* _Task prompt_
Below are the records; extract from them the line containing "Write the seaborn" to the line containing "from matplotlib.ticker import", both lines included, exactly and with no pictures.

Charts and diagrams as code

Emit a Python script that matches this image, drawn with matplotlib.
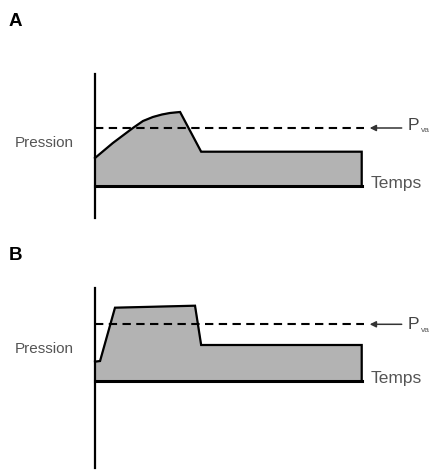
import matplotlib.pyplot as plt

# panel A: pressure curve (time, pressure), arbitrary units
time_a = [0, 0.67, 1.42, 1.8, 2.17, 2.51, 2.81, 3.19, 3.98, 10, 10]
pres_a = [2.77, 4.27, 5.77, 6.47, 6.87, 7.12, 7.27, 7.37, 3.4, 3.4, 0]
pva_a = 5.77

# panel B
time_b = [0, 0.19, 0.75, 3.75, 3.98, 10, 10]
pres_b = [1.9, 1.97, 7.3, 7.5, 3.57, 3.57, 0]
pva_b = 5.64

panels = ["A", "B"]
W, H = 432, 470


def draw_panel(ax, label, t, p, pva, ytop, ybot, axis_top, axis_bot,
               label_y, pres_y, pva_dy):
    # data coords: t in [xmin, xmax] spans full width; 1 unit of p = 10 px
    ax.set_xlim(-95 / 26.67, (W - 95) / 26.67)
    ax.set_ylim(ybot, ytop)
    ax.axis("off")

    tt = [0] + list(t)
    pp = [0] + list(p)
    ax.fill(tt, pp, color="#b3b3b3", zorder=1)
    ax.plot(t, p, color="black", lw=1.6, zorder=3, solid_joinstyle="miter")
    ax.plot([0, t[-1]], [0, 0], color="black", lw=2.2, zorder=3)
    ax.plot([0, 0], [axis_bot, axis_top], color="black", lw=1.6, zorder=4)
    ax.plot([0, 10.1], [pva, pva], color="black", lw=1.5, ls=(0, (4, 2.6)), zorder=2)

    ax.annotate("", xy=(10.3, pva), xytext=(11.5, pva),
                arrowprops=dict(arrowstyle="-|>", color="#333333", lw=1.1,
                                mutation_scale=9, shrinkA=0, shrinkB=0))
    ax.text(11.72, pva + pva_dy, "P", fontsize=12.5,
            color="#444444", va="baseline", ha="left", family="Liberation Sans")
    ax.text(12.22, pva + pva_dy - 0.25, "va", fontsize=6,
            color="#555555", va="baseline", ha="left", family="Liberation Sans")
    ax.text(10.35, -0.2, "Temps", fontsize=12.5, color="#555555",
            va="baseline", ha="left", family="Liberation Sans")
    ax.text(-3.0, pres_y, "Pression", fontsize=11, color="#555555",
            va="baseline", ha="left", family="Liberation Sans")
    ax.text(-2.98, label_y, label, fontsize=13.5, fontweight="bold",
            va="baseline", ha="center", family="Liberation Sans")


fig = plt.figure(figsize=(W / 100, H / 100), dpi=100)
ax1 = fig.add_axes([0, 0.5, 1, 0.5])
ax2 = fig.add_axes([0, 0, 1, 0.5])

draw_panel(ax1, panels[0], time_a, pres_a, pva_a, 18.57, -4.93, 11.17, -3.23,
           15.97, 3.87, -0.2)
draw_panel(ax2, panels[1], time_b, pres_b, pva_b, 14.57, -8.93, 9.3, -8.73,
           12.07, 2.77, -0.5)

fig.savefig("out.png", dpi=100)
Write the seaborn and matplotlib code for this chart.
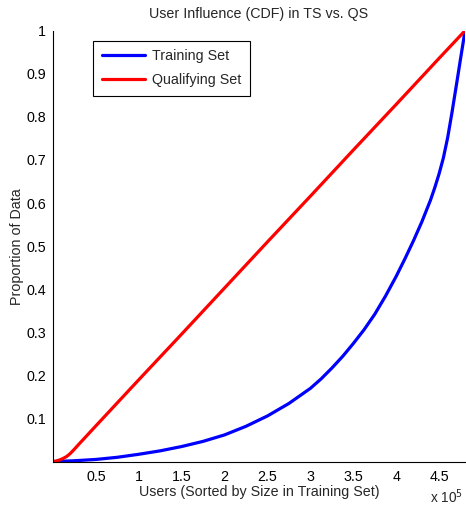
import matplotlib
matplotlib.use("Agg")
import matplotlib.pyplot as plt
import seaborn as sns
import pandas as pd
from matplotlib.ticker import FixedLocator, FixedFormatter

# ---- data (x in users in units of 1e5) ----
train_x_e5 = [0, 0.25, 0.5, 0.75, 1.0, 1.25, 1.5, 1.75, 2.0, 2.25, 2.5, 2.75, 3.0,
              3.125, 3.25, 3.375, 3.5, 3.625, 3.75, 3.875, 4.0, 4.1, 4.2, 4.3,
              4.4, 4.45, 4.5, 4.55, 4.6, 4.65, 4.7, 4.72, 4.75, 4.78, 4.80189]
train_y = [0, 0.002, 0.005, 0.010, 0.017, 0.025, 0.035, 0.047, 0.062, 0.082, 0.106,
           0.135, 0.170, 0.192, 0.217, 0.244, 0.274, 0.306, 0.342, 0.384, 0.430,
           0.470, 0.512, 0.557, 0.607, 0.636, 0.668, 0.705, 0.752, 0.810, 0.872,
           0.897, 0.935, 0.972, 1.0]

qual_x_e5 = [0, 0.04, 0.08, 0.12, 0.16, 0.2, 0.25, 0.3, 0.5, 1.0, 1.5, 2.0, 2.5,
             3.0, 3.5, 4.0, 4.5, 4.80189]
qual_y = [0, 0.0015, 0.004, 0.0075, 0.012, 0.0185, 0.029, 0.040, 0.083, 0.190,
          0.296, 0.403, 0.510, 0.616, 0.723, 0.829, 0.936, 1.0]

x_ticks = [0.5, 1, 1.5, 2, 2.5, 3, 3.5, 4, 4.5]
x_tick_labels = ["0.5", "1", "1.5", "2", "2.5", "3", "3.5", "4", "4.5"]
y_ticks = [0.1, 0.2, 0.3, 0.4, 0.5, 0.6, 0.7, 0.8, 0.9, 1.0]
y_tick_labels = ["0.1", "0.2", "0.3", "0.4", "0.5", "0.6", "0.7", "0.8", "0.9", "1"]

title = "User Influence (CDF) in TS vs. QS"
xlabel = "Users (Sorted by Size in Training Set)"
ylabel = "Proportion of Data"
series_names = ["Training Set", "Qualifying Set"]
n_users = 480189

train = pd.DataFrame({"users": [v * 1e5 for v in train_x_e5], "prop": train_y})
qual = pd.DataFrame({"users": [v * 1e5 for v in qual_x_e5], "prop": qual_y})

sns.set_style("white")
plt.rcParams["font.family"] = ["Liberation Sans", "DejaVu Sans"]

FS = 10.3
fig = plt.figure(figsize=(4.66, 5.07), dpi=100)
ax = fig.add_axes([53 / 466, 45.4 / 507, 412 / 466, 430.9 / 507])

sns.lineplot(data=train, x="users", y="prop", ax=ax, color="#0000ff", lw=2.3,
             label=series_names[0], sort=False, solid_joinstyle="round")
sns.lineplot(data=qual, x="users", y="prop", ax=ax, color="#ff0000", lw=2.3,
             label=series_names[1], sort=False, solid_joinstyle="round")

ax.set_xlim(0, n_users)
ax.set_ylim(0, 1)
ax.xaxis.set_major_locator(FixedLocator([t * 1e5 for t in x_ticks]))
ax.xaxis.set_major_formatter(FixedFormatter(x_tick_labels))
ax.yaxis.set_major_locator(FixedLocator(y_ticks))
ax.yaxis.set_major_formatter(FixedFormatter(y_tick_labels))

ax.tick_params(direction="in", length=4, width=0.8, color="black",
               labelsize=FS, labelcolor="black", pad=6)
ax.tick_params(axis="y", pad=5)
for s in ["top", "right"]:
    ax.spines[s].set_visible(False)
for s in ["left", "bottom"]:
    ax.spines[s].set_color("black")
    ax.spines[s].set_linewidth(0.8)

ax.set_title(title, fontsize=FS, pad=9)
ax.set_xlabel(xlabel, fontsize=FS, labelpad=1)
ax.set_ylabel(ylabel, fontsize=FS, labelpad=2)

fig.text(463.5 / 466, 1 - 497 / 507, "x 10$^5$", fontsize=9.8, va="center", ha="right")

leg = ax.legend(loc="upper left", bbox_to_anchor=(40 / 412, 1 - 10 / 431),
                fontsize=FS, frameon=True, fancybox=False, handlelength=3.0,
                borderpad=0.6, labelspacing=0.7, handletextpad=0.55,
                borderaxespad=0)
leg.get_frame().set_edgecolor("black")
leg.get_frame().set_linewidth(0.8)
leg.get_frame().set_alpha(1)

fig.savefig("out.png", dpi=100)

* _Correct result_
Write the seaborn and matplotlib code for this chart.
import matplotlib
matplotlib.use("Agg")
import matplotlib.pyplot as plt
import seaborn as sns
import pandas as pd
from matplotlib.ticker import FixedLocator, FixedFormatter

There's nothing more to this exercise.